Colpi di diritto

Il riflesso anti mamma di certi capi

L’assistenza giuridica del SEV è spesso confrontata con problemi di donne che vogliono rientrare al lavoro dopo una pausa di maternità, ma devono scontrarsi con un’atmosfera ostile.

A come Annamaria: un caso tipico

Annamaria lavora al 100 % alle FFS in una tipica professione ferroviaria. Le sue valutazioni personali sono ottime ed è apprezzata per la competenza e la gentilezza nei confronti della clientela. Quando attende un bambino, informa il suo capo che vorrebbe riprendere il lavoro al termine del congedo di maternità, ma solo al 30 %. Il capo ne prende atto ma, dopo essersi consultato con i suoi superiori, le comunica che nella sua professione non vi sono posti a tempo parziale in misura inferiore al 50 %. Annamaria si rivolge al SEV. Viene anche a sapere che nel suo settore vi sono molte persone che lavorano al 30 %. Tramite l’intervento di un legale, il SEV riesce ad ottenere un rapporto d’impiego al 30 % anche per Annamaria, che le FFS tengono però a definire un’eccezione.

B come Barbara: un caso frequente

Barbara è mamma di due figli e lavora a tempo parziale presso le FFS. Il suo posto viene però soppresso a seguito di una riorganizzazione.
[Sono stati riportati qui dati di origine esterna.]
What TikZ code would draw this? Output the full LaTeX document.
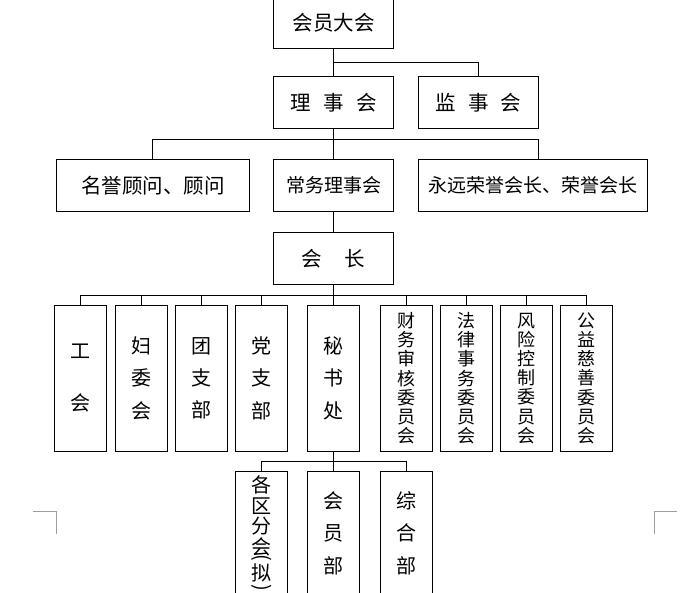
\documentclass[tikz,border=0pt]{standalone}
\usepackage{fontspec}
\usepackage{graphicx}
\newfontfamily\cjk{Noto Sans CJK SC}
\newcommand\paren[1]{\rotatebox{-90}{#1}}

\begin{document}
\begin{tikzpicture}[x=1pt,y=-1pt,line width=0.9pt]
    \tikzstyle{org box}=[draw=black,inner sep=0pt,font=\cjk\fontsize{20.5}{24}\selectfont]
    \tikzstyle{wide box}=[org box,minimum width=120pt,minimum height=52pt]
    \tikzstyle{tall box}=[org box,minimum width=52pt,minimum height=146pt,align=center,font=\cjk\fontsize{20}{32.3}\selectfont]
    \tikzstyle{committee}=[tall box,font=\cjk\fontsize{18}{19.2}\selectfont]
    \tikzstyle{sub box}=[tall box,minimum height=124pt]
    \tikzstyle{crop line}=[draw=black!38]

    \useasboundingbox (0,0) rectangle (700,592);

    % Top levels
    \node[wide box] (A) at (333.6,22.3) {会员大会};
    \node[wide box] (B-1) at (333.6,102.3) {理\hspace{0.6em}事\hspace{0.6em}会};
    \node[wide box,minimum width=120.6pt] (B-2) at (478.3,102.3) {监\hspace{0.6em}事\hspace{0.6em}会};
    \node[wide box,minimum width=193pt] (C-1) at (152.9,185.3) {名誉顾问、顾问};
    \node[wide box,font=\cjk\fontsize{19}{24}\selectfont] (C-2) at (333.6,185.3) {常务理事会};
    \node[wide box,minimum width=229pt,font=\cjk\fontsize{19}{24}\selectfont] (C-3) at (532.5,185.3) {永远荣誉会长、荣誉会长};
    \node[wide box] (D) at (333.6,258.2) {会\hspace{1.1em}长};

    % Departments under the president
    \node[tall box] (E-1) at (80.7,378.3) {工\\[20pt]会};
    \node[tall box] (E-2) at (141.3,378.3) {妇\\委\\会};
    \node[tall box] (E-3) at (201.3,378.3) {团\\支\\部};
    \node[tall box] (E-4) at (261.4,378.3) {党\\支\\部};
    \node[tall box] (E-5) at (333.6,378.3) {秘\\书\\处};
    \node[committee] (E-6) at (406.3,378.3) {财\\务\\审\\核\\委\\员\\会};
    \node[committee] (E-7) at (466.4,378.3) {法\\律\\事\\务\\委\\员\\会};
    \node[committee] (E-8) at (526.9,378.3) {风\\险\\控\\制\\委\\员\\会};
    \node[committee] (E-9) at (586.5,378.3) {公\\益\\慈\\善\\委\\员\\会};

    % Under the secretariat
    \node[sub box,font={\cjk\fontsize{20}{20.7}\selectfont\lineskiplimit-16000pt}] (F-1) at (261.4,533.3)
        {各\\区\\分\\会\\[-20.6pt]\paren{(}\\[5.2pt]拟\\[-16.6pt]\paren{)}};
    \node[sub box] (F-2) at (333.6,533.3) {会\\员\\部};
    \node[sub box] (F-3) at (406.3,533.3) {综\\合\\部};

    % Connectors
    \coordinate (A-bar) at (333.6,62.3);
    \coordinate (B-bar) at (333.6,139.3);
    \coordinate (D-bar) at (333.6,295);
    \coordinate (E-bar) at (333.6,461.7);
    \draw (A) -- (B-1);
    \draw (A-bar) -| (B-2);
    \draw (B-1) -- (C-2);
    \draw (B-bar) -| (C-1);
    \draw (B-bar) -| ([xshift=6.1pt]C-3.north);
    \draw (C-2) -- (D);
    \draw (D) -- (E-5);
    \foreach \i in {1,...,9}
        \draw (D-bar) -| (E-\i);
    \draw (E-5) -- (F-2);
    \draw (E-bar) -| (F-1);
    \draw (E-bar) -| (F-3);

    % Page corner marks
    \draw[crop line] (33,511) -- (56,511) -- (56,534);
    \draw[crop line] (654,534) -- (654,511) -- (677,511);
\end{tikzpicture}
\end{document}
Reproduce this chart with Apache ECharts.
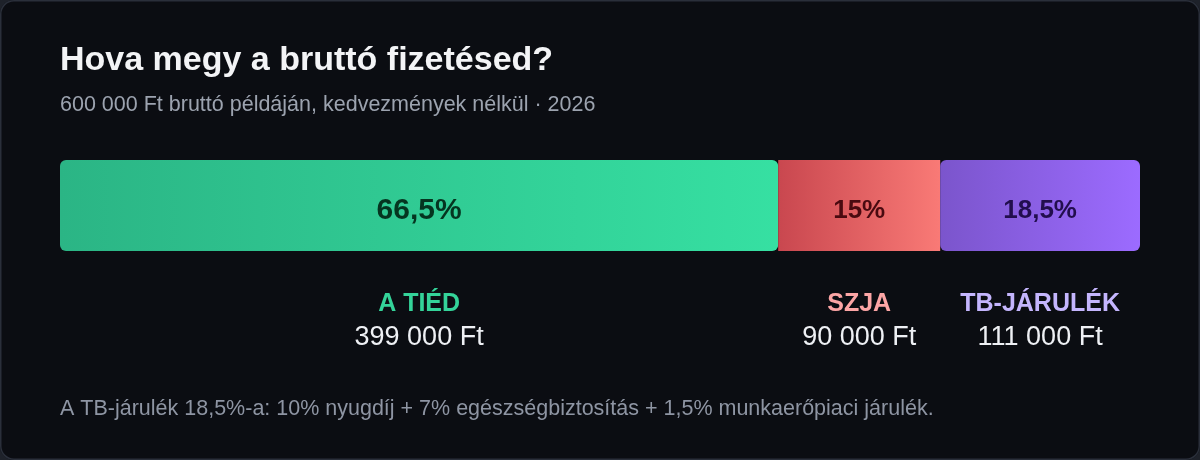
<!DOCTYPE html>
<html>
<head>
<meta charset="utf-8">
<script src="https://cdn.jsdelivr.net/npm/echarts@6/dist/echarts.min.js"></script>
<style>
html,body{margin:0;padding:0;background:#1e222a;}
#chart{width:1200px;height:460px;border-radius:14px;background:#0b0d12;box-shadow:inset 0 0 0 1.5px #2a2f3a;overflow:hidden;}
</style>
</head>
<body>
<div id="chart"></div>
<script>
const categories = ['A TIÉD', 'SZJA', 'TB-JÁRULÉK'];
const shares = [66.5, 15, 18.5];
const amounts = [399000, 90000, 111000];
const gradFrom = ['#2bb585', '#c9474f', '#7b55cc'];
const gradTo = ['#36e0a2', '#f97a76', '#9c6bff'];
const innerLabelColors = ['#053520', '#4a0a10', '#220e4e'];
const nameColors = ['#34d399', '#fca5a5', '#c4b5fd'];
const innerLabelSizes = [30, 26, 26];
const radii = [6, 0, 6];

const FONT = '"Liberation Sans", Arial, Helvetica, sans-serif';
const fmtPct = v => String(v).replace('.', ',') + '%';
const fmtFt = v => String(v).replace(/\B(?=(\d{3})+(?!\d))/g, ' ') + ' Ft';

const series = [];
categories.forEach((name, i) => {
  series.push({
    type: 'bar', name: name, stack: 'main', xAxisIndex: 0, yAxisIndex: 0,
    barWidth: '100%', data: [shares[i]], silent: true,
    itemStyle: {
      borderRadius: radii[i],
      color: new echarts.graphic.LinearGradient(0, 0, 1, 0, [
        {offset: 0, color: gradFrom[i]}, {offset: 1, color: gradTo[i]}
      ])
    },
    label: {
      show: true, position: 'inside', offset: [0, 5], formatter: () => fmtPct(shares[i]),
      color: innerLabelColors[i], fontSize: innerLabelSizes[i], fontWeight: 'bold', fontFamily: FONT
    }
  });
  series.push({
    type: 'bar', name: name + '_lbl', stack: 'labels', xAxisIndex: 1, yAxisIndex: 1,
    barWidth: '100%', data: [shares[i]], silent: true,
    itemStyle: {color: 'rgba(0,0,0,0)'},
    label: {
      show: true, position: 'inside',
      formatter: () => '{n|' + name + '}\n{v|' + fmtFt(amounts[i]) + '}',
      rich: {
        n: {color: nameColors[i], fontSize: 25, fontWeight: 'bold', fontFamily: FONT, lineHeight: 34, align: 'center'},
        v: {color: '#eef0f4', fontSize: 27, fontFamily: FONT, lineHeight: 34, align: 'center'}
      }
    }
  });
});

const chart = echarts.init(document.getElementById('chart'), null, {renderer: 'canvas'});
chart.setOption({
  animation: false,
  title: [
    {text: 'Hova megy a bruttó fizetésed?', left: 60, top: 41, padding: 0,
     textStyle: {color: '#f3f4f6', fontSize: 34, fontWeight: 'bold', fontFamily: FONT, lineHeight: 40}},
    {text: '600 000 Ft bruttó példáján, kedvezmények nélkül · 2026', left: 60, top: 93, padding: 0,
     textStyle: {color: '#9ca3af', fontSize: 21.5, fontWeight: 'normal', fontFamily: FONT, lineHeight: 24}},
    {text: 'A TB-járulék 18,5%-a: 10% nyugdíj + 7% egészségbiztosítás + 1,5% munkaerőpiaci járulék.', left: 60, top: 397, padding: 0,
     textStyle: {color: '#8e95a3', fontSize: 21.5, fontWeight: 'normal', fontFamily: FONT, lineHeight: 24}}
  ],
  grid: [
    {left: 60, right: 60, top: 160, height: 91},
    {left: 60, right: 60, top: 287, height: 68}
  ],
  xAxis: [
    {type: 'value', min: 0, max: 100, show: false, gridIndex: 0},
    {type: 'value', min: 0, max: 100, show: false, gridIndex: 1}
  ],
  yAxis: [
    {type: 'category', data: ['bar'], show: false, gridIndex: 0},
    {type: 'category', data: ['labels'], show: false, gridIndex: 1}
  ],
  series: series
});
</script>
</body>
</html>
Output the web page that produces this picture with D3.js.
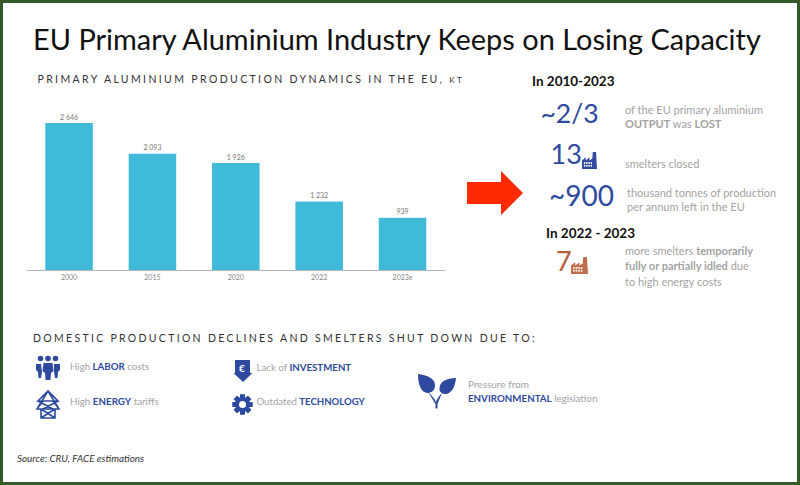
<!DOCTYPE html>
<html><head><meta charset="utf-8">
<script src="https://cdn.jsdelivr.net/npm/d3@7/dist/d3.min.js"></script>
<style>html,body{margin:0;padding:0;background:#fff}svg{display:block}text{font-family:Lato,sans-serif}</style>
</head><body><svg id="c" width="800" height="485"></svg>
<script>
const categories=["2000","2015","2020","2022","2023e"];
const values=[2646,2093,1926,1232,939];
const valueLabels=["2 646","2 093","1 926","1 232","939"];
const BLUE="#2e4a9e",GREY="#a3a3a3",BAR="#3fbad9",BROWN="#b5613a";

const svg=d3.select("#c");
svg.append("rect").attr("x",1.5).attr("y",1.5).attr("width",797).attr("height",482)
  .attr("fill","#fff").attr("stroke","#335a28").attr("stroke-width",3);

function txt(x,y,size,fill,parts,opts={}){
  const t=svg.append("text").attr("x",x).attr("y",y).attr("font-size",size).attr("fill",fill);
  if(opts.ls)t.attr("letter-spacing",opts.ls);
  if(opts.anchor)t.attr("text-anchor",opts.anchor);
  if(opts.italic)t.attr("font-style","italic");
  if(opts.weight)t.attr("font-weight",opts.weight);
  (Array.isArray(parts)?parts:[parts]).forEach(p=>{
    if(typeof p==="string")t.append("tspan").text(p);
    else{const s=t.append("tspan").text(p.t);if(p.b)s.attr("font-weight",700);if(p.c)s.attr("fill",p.c);if(p.s)s.attr("font-size",p.s);}
  });
  return t;
}

txt(33,50,28.95,"#111","EU Primary Aluminium Industry Keeps on Losing Capacity");
txt(37.5,83,10.5,"#333",["PRIMARY ALUMINIUM PRODUCTION DYNAMICS IN THE EU, ",{t:"KT",s:8}],{ls:"2.37"});

const x=d3.scaleBand().domain(categories).range([45.3,426.3]).paddingInner(0.43).paddingOuter(0);
const y=d3.scaleLinear().domain([0,2646]).range([270,123]);
svg.append("g").selectAll("rect").data(values).join("rect")
  .attr("x",(d,i)=>x(categories[i])).attr("width",x.bandwidth())
  .attr("y",d=>y(d)).attr("height",d=>y(0)-y(d)).attr("fill",BAR);
svg.append("g").selectAll("text").data(values).join("text")
  .attr("x",(d,i)=>x(categories[i])+x.bandwidth()/2).attr("y",d=>y(d)-3.5)
  .attr("text-anchor","middle").attr("font-size",7).attr("fill","#777")
  .text((d,i)=>valueLabels[i]);
const ax=svg.append("g").attr("transform","translate(0,270)")
  .call(d3.axisBottom(x).tickSize(0).tickPadding(5));
ax.select(".domain").remove();
ax.selectAll("text").attr("font-size",7).attr("fill","#888").style("font-family","Lato,sans-serif");
svg.append("line").attr("x1",27).attr("x2",445).attr("y1",270.5).attr("y2",270.5).attr("stroke","#b5b8bb").attr("stroke-width",1);

// red arrow
svg.append("path").attr("d","M467 182H501V171L523 193L501 215V204H467Z").attr("fill","#ff2a00");

// right column
txt(532,86,13.5,"#111","In 2010-2023",{weight:700});
txt(540.5,123,26.5,BLUE,"~2/3");
txt(625,114,11,GREY,"of the EU primary aluminium");
txt(625,128,11,GREY,[{t:"OUTPUT",b:1}," was ",{t:"LOST",b:1}]);
txt(550.5,164,27,BLUE,"13");
factory(582,152,15,17,BLUE);
txt(625,168,11,GREY,"smelters closed");
txt(549,206,28,BLUE,"~900");
txt(627,197,11,GREY,"thousand tonnes of production");
txt(627,211,11,GREY,"per annum left in the EU");
txt(546,238,13.5,"#111","In 2022 - 2023",{weight:700});
txt(556,271,27,BROWN,"7");
factory(571,257,17,17,"#bf6f4c");
txt(625,255,11,GREY,["more smelters ",{t:"temporarily",b:1}]);
txt(625,270,11,GREY,[{t:"fully or partially idled",b:1}," due"]);
txt(625,286,11,GREY,"to high energy costs");

function factory(px,py,w,h,c){
  const g=svg.append("g").attr("transform",`translate(${px},${py}) scale(${w/16},${h/16})`);
  g.append("path").attr("fill",c).attr("d","M0 16V8L4 5V8L8 5V8L11 6L11.5 0H15L16 16Z");
  for(let r=0;r<2;r++)for(let k=0;k<4;k++)
    g.append("rect").attr("x",2+k*2.4).attr("y",9.5+r*2.6).attr("width",1.5).attr("height",1.7).attr("fill","#fff");
}

// lower section
txt(33,342,10.5,"#333","DOMESTIC PRODUCTION DECLINES AND SMELTERS SHUT DOWN DUE TO:",{ls:"2.3"});

// people icon
const p=svg.append("g").attr("fill",BLUE);
[[40.5,358.5],[48,358.5],[55.5,358.5]].forEach(([cx,cy])=>p.append("circle").attr("cx",cx).attr("cy",cy).attr("r",2.8));
p.append("path").attr("d","M36 364H41L42 372L41 378H38.5L38 372L36 370Z");
p.append("path").attr("d","M54 364H60V370L58 372L57.5 378H55L54 372Z");
p.append("path").attr("d","M43.5 363H52.5L53.5 371L51 373L50.5 380H45.5L45 373L42.5 371Z");

// pylon icon
const py=svg.append("g").attr("fill","none").attr("stroke",BLUE).attr("stroke-width",1.6);
py.append("path").attr("d","M48 391L38 401H58ZM48 391L37 409H59ZM43 401L37 409M53 401L59 409M41 409V418H55V409M41 409L55 418M55 409L41 418M38 401L53 409M58 401L43 409");

txt(70,370,9.7,GREY,["High ",{t:"LABOR",b:1,c:BLUE}," costs"]);
txt(70,405,9.8,GREY,["High ",{t:"ENERGY",b:1,c:BLUE}," tariffs"]);

// euro arrow
svg.append("path").attr("fill",BLUE).attr("d","M235 360H250V373H252.5L243 382L233.5 373H235Z");
txt(239,372,10,"#fff","€",{weight:700});
txt(256.5,371,9.7,GREY,["Lack of ",{t:"INVESTMENT",b:1,c:BLUE}]);

// gear icon
const gear=svg.append("g").attr("transform","translate(242.5,404.5)");
gear.append("circle").attr("r",7.5).attr("fill",BLUE);
d3.range(8).forEach(i=>gear.append("rect").attr("x",-2.4).attr("y",-10).attr("width",4.8).attr("height",20)
  .attr("fill",BLUE).attr("transform",`rotate(${i*45})`));
gear.append("circle").attr("r",3.5).attr("fill","#fff");
txt(256.5,405,9.6,GREY,["Outdated ",{t:"TECHNOLOGY",b:1,c:BLUE}]);

// sprout icon
const sp=svg.append("g").attr("fill",BLUE);
sp.append("path").attr("d","M418 374C426 375 435 378 435 385C435 391 431 393 427 393C421 392 418 385 418 374Z");
sp.append("path").attr("d","M456 378C450 378 440 380 439.5 388C439 392 442 394 446 394C452 393 455 387 456 378Z");
sp.append("path").attr("d","M428 392C432 396 435 399 436 402C437 399 439 396 442 393L437.5 404L437.5 408.5H435.5V404Z");
txt(468,388,10,GREY,"Pressure from");
txt(468,402,9.75,GREY,[{t:"ENVIRONMENTAL",b:1,c:BLUE}," legislation"]);

txt(17,462,9.9,"#333","Source: CRU, FACE estimations",{italic:1});
</script></body></html>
Anche il marito lavora alle FFS, al 100 % e a turni. Barbara si annuncia a due posti dall’attività simile alla sua, ma che prevedono anch’essi il lavoro a turni.

Durante il colloquio di presentazione, le FFS insistono molto sulla flessibilità di Barbara, che potrebbe essere limitata dai turni del marito, per non parlare del fatto che, naturalmente, non è possibile annunciarsi ammalati per curare i figli… L’avvocato messo a disposizione del SEV scrive alle FFS che sono tenute a mettere a disposizione un poso adeguato, o saranno costrette a versare un’indennità per una mancata assunzione a seguito di discriminazione. Le FFS respingono le critiche.

La loro decisione deriverebbe dalla maggior motivazione dimostrata dalle altre candidate, né si pone il problema dell’indennità, in quanto Barbara può far capo al centro del mercato del lavoro. Una risposta insoddisfacente, secondo l’avvocato, che però non può consigliare altri passi legali. Nel frattempo, Barbara ha potuto comunque trovare un nuovo posto di lavoro presso le FFS.

C come Corinne: un caso particolare

Corinne lavora presso un datore di lavoro privato al 60 %. Quando si ritrova incinta, concorda verbalmente con la sua capa che riprenderà il lavoro dopo una pausa abbastanza lunga al 30 %. Poco tempo dopo, però la capa cambia posto di lavoro e consegna a Corinne un ottimo certificato di lavoro intermedio. Il nuovo capo non vuol più saperne di una riduzione del grado d’occupazione. Poco tempo dopo aver ripreso il lavoro, Corinne dimissiona, ma all’uscita le pagano solo una parte degli arretrati e il certificato d’uscita è molto peggiore di quello intermedio, nonostante lei abbia lavorato solo 4 giorni con il nuovo capo. L’assistenza giuridica del SEV mette a disposizione un avvocato, il cui primo intervento scritto presso il datore di lavoro non dà i frutti sperati. Solo davanti al giudice di pace si riesce ad ottenere un pagamento corretto dei retroattivi e una formulazione accettabile del certificato.

Il team di assistenza giuridica SEV

Conclusioni

I tre casi, nella loro diversità, hanno un denominatore comune: le tre donne sono state penalizzate per essere diventate mamme.

Nemmeno appellandosi alla legge sulla parità, il cui articolo 3 recita «nei rapporti di lavoro, uomini e donne non devono essere pregiudicati né direttamente né indirettamente a causa del loro sesso, segnatamente con riferimento allo stato civile, alla situazione familiare o a una gravidanza»: le avvocate sono riuscite a risolvere a piena soddisfazione delle colleghe i problemi in cui si sono ritrovate.

L’articolo 27.3 del CCL FFS è ancora più chiaro in proposito: «Devono essere tenute in particolare considerazione le necessità delle collaboratrici e dei collaboratori con obblighi famigliari e di assistenza».